EXERCISE DETAILS
Starting at the top of the entries, restate word for word each line up to and including the one with "const y = d3.scaleLinear().domain([400, 850]).range([H".

RECORDS SUPPLIED
□ □ □

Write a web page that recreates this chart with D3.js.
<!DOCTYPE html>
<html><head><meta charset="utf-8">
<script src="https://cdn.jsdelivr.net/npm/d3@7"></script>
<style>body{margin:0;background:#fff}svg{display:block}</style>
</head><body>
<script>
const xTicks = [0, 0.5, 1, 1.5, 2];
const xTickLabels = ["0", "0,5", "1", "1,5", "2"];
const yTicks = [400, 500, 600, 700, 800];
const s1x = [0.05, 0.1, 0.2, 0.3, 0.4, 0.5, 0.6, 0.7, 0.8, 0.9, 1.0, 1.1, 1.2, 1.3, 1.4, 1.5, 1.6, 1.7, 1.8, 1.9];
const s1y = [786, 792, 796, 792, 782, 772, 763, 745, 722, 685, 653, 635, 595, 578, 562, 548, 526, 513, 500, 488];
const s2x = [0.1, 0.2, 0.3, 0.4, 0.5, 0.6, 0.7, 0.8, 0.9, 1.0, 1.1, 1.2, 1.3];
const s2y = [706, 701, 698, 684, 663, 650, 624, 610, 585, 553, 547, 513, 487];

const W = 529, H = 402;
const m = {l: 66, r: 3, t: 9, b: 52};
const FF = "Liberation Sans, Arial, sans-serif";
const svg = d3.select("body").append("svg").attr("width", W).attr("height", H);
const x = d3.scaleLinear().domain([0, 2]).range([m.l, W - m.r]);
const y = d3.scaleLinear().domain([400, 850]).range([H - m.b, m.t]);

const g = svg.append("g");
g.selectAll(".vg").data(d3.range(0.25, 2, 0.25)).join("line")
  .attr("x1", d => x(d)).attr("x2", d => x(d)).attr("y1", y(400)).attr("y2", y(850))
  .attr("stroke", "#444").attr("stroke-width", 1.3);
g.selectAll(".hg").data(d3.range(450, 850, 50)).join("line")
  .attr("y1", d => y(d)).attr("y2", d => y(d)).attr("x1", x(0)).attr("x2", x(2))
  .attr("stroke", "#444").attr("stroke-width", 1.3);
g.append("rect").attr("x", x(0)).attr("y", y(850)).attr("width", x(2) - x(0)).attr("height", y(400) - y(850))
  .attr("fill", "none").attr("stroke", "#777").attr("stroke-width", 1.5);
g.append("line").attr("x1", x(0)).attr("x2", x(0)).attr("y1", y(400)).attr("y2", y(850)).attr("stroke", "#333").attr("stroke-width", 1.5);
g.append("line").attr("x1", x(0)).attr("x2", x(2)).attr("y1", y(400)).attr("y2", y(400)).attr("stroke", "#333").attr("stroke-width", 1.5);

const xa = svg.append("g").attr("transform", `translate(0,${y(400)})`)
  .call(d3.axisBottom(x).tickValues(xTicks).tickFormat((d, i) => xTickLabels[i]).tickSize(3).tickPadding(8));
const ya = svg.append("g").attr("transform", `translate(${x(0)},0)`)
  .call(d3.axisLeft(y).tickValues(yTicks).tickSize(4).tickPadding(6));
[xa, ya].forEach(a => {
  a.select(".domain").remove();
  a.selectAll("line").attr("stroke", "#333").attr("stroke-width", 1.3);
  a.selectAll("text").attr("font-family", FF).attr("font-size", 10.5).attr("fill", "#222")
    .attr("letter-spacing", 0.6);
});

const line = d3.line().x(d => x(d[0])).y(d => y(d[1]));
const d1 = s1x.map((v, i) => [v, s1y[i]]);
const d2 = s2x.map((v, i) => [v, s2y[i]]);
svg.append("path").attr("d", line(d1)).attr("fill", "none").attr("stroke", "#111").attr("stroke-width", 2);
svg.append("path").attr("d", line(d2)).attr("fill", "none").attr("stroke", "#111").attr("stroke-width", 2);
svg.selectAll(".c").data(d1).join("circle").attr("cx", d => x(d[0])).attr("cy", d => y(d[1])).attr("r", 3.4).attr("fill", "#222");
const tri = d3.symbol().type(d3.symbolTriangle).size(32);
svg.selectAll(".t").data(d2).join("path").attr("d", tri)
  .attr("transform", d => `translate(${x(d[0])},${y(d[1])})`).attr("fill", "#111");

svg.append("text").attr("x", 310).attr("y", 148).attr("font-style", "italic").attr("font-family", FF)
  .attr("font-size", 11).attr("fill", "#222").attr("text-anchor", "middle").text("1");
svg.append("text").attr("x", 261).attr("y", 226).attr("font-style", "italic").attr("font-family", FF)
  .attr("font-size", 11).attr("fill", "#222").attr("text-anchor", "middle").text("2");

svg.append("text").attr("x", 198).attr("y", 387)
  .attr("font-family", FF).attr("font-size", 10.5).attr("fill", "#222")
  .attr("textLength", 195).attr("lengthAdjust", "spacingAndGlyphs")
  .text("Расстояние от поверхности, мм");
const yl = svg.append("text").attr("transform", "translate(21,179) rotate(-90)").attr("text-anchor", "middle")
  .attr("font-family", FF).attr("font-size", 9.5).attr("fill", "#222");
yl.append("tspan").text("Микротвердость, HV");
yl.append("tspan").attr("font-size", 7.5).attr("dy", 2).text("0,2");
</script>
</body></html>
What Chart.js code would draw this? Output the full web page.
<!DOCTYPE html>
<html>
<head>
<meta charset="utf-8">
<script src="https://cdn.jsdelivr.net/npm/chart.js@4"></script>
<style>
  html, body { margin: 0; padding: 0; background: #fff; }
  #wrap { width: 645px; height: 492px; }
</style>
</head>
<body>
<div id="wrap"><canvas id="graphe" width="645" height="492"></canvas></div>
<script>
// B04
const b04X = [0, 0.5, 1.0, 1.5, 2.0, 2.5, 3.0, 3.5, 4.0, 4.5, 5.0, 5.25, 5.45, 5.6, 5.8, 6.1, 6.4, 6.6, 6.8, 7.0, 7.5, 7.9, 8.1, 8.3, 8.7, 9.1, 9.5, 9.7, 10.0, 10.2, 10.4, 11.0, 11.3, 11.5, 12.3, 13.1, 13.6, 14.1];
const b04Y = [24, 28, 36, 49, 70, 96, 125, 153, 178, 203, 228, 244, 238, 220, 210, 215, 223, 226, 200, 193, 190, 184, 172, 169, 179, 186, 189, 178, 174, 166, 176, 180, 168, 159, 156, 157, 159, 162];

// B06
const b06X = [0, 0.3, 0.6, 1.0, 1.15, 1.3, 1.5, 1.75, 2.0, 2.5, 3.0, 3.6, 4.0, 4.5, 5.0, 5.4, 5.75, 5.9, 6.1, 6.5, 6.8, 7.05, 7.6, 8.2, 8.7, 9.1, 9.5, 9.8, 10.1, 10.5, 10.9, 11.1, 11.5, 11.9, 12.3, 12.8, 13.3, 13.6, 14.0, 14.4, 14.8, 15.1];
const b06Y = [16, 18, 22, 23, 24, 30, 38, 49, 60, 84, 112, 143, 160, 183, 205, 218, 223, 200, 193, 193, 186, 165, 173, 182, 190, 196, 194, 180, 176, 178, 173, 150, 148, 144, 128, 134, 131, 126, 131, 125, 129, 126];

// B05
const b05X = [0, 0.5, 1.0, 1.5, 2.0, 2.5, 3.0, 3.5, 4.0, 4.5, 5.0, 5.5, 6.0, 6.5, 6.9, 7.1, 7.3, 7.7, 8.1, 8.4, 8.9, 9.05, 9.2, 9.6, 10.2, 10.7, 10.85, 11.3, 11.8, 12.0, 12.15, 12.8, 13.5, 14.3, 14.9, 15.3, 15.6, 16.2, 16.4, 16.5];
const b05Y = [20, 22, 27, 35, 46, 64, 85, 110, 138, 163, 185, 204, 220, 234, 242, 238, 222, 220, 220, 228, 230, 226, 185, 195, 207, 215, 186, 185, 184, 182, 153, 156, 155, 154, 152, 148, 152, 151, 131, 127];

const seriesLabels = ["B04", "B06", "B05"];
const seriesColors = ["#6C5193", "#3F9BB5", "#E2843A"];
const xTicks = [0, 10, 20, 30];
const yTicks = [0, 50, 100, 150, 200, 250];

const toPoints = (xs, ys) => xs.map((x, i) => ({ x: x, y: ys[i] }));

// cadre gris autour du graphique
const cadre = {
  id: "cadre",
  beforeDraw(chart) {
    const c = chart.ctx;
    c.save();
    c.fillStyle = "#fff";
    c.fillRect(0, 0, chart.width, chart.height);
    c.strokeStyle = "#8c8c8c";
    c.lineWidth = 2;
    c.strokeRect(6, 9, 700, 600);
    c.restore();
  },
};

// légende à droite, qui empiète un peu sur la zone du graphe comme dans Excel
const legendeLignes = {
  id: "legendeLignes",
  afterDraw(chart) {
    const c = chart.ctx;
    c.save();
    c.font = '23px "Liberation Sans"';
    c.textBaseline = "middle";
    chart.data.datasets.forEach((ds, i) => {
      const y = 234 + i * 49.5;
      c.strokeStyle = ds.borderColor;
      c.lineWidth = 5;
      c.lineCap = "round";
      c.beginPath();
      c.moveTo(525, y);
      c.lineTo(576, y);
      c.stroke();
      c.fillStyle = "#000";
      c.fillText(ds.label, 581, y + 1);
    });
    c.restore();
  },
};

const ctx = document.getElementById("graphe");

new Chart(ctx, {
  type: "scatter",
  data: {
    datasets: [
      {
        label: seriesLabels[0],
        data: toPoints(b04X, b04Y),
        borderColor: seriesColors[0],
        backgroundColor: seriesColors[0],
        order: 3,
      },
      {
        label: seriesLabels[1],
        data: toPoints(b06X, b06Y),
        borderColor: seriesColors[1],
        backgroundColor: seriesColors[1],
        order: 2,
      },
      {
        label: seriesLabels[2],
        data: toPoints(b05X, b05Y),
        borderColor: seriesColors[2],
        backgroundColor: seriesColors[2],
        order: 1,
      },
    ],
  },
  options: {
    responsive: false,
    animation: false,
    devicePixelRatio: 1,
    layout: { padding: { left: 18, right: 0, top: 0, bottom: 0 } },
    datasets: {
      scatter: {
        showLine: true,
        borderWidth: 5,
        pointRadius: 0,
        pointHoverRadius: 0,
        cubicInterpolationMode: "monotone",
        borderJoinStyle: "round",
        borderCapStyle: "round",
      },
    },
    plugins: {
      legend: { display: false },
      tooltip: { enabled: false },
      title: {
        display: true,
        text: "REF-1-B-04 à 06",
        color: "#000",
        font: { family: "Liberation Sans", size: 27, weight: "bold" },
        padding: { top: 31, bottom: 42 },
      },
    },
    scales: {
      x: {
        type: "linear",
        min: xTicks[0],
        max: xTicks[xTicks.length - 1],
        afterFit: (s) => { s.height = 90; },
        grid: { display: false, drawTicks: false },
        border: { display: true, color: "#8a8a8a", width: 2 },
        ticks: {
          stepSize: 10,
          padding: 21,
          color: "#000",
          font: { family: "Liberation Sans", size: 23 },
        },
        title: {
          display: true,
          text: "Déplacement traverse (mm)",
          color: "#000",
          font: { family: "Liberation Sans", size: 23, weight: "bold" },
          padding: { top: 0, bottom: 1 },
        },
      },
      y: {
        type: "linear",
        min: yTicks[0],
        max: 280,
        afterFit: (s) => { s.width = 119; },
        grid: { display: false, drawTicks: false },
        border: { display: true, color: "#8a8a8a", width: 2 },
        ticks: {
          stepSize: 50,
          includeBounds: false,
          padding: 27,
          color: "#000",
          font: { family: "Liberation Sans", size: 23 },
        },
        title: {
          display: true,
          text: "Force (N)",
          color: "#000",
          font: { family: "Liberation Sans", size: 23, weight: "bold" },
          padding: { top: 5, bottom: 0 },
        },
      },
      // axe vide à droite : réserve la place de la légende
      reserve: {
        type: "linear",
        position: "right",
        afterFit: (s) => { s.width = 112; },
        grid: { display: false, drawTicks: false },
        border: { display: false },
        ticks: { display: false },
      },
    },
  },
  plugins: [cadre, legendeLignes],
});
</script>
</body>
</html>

□ □ □

FULL SOLUTION
Write a web page that recreates this chart with D3.js.
<!DOCTYPE html>
<html><head><meta charset="utf-8">
<script src="https://cdn.jsdelivr.net/npm/d3@7"></script>
<style>body{margin:0;background:#fff}svg{display:block}</style>
</head><body>
<script>
const xTicks = [0, 0.5, 1, 1.5, 2];
const xTickLabels = ["0", "0,5", "1", "1,5", "2"];
const yTicks = [400, 500, 600, 700, 800];
const s1x = [0.05, 0.1, 0.2, 0.3, 0.4, 0.5, 0.6, 0.7, 0.8, 0.9, 1.0, 1.1, 1.2, 1.3, 1.4, 1.5, 1.6, 1.7, 1.8, 1.9];
const s1y = [786, 792, 796, 792, 782, 772, 763, 745, 722, 685, 653, 635, 595, 578, 562, 548, 526, 513, 500, 488];
const s2x = [0.1, 0.2, 0.3, 0.4, 0.5, 0.6, 0.7, 0.8, 0.9, 1.0, 1.1, 1.2, 1.3];
const s2y = [706, 701, 698, 684, 663, 650, 624, 610, 585, 553, 547, 513, 487];

const W = 529, H = 402;
const m = {l: 66, r: 3, t: 9, b: 52};
const FF = "Liberation Sans, Arial, sans-serif";
const svg = d3.select("body").append("svg").attr("width", W).attr("height", H);
const x = d3.scaleLinear().domain([0, 2]).range([m.l, W - m.r]);
const y = d3.scaleLinear().domain([400, 850]).range([H - m.b, m.t]);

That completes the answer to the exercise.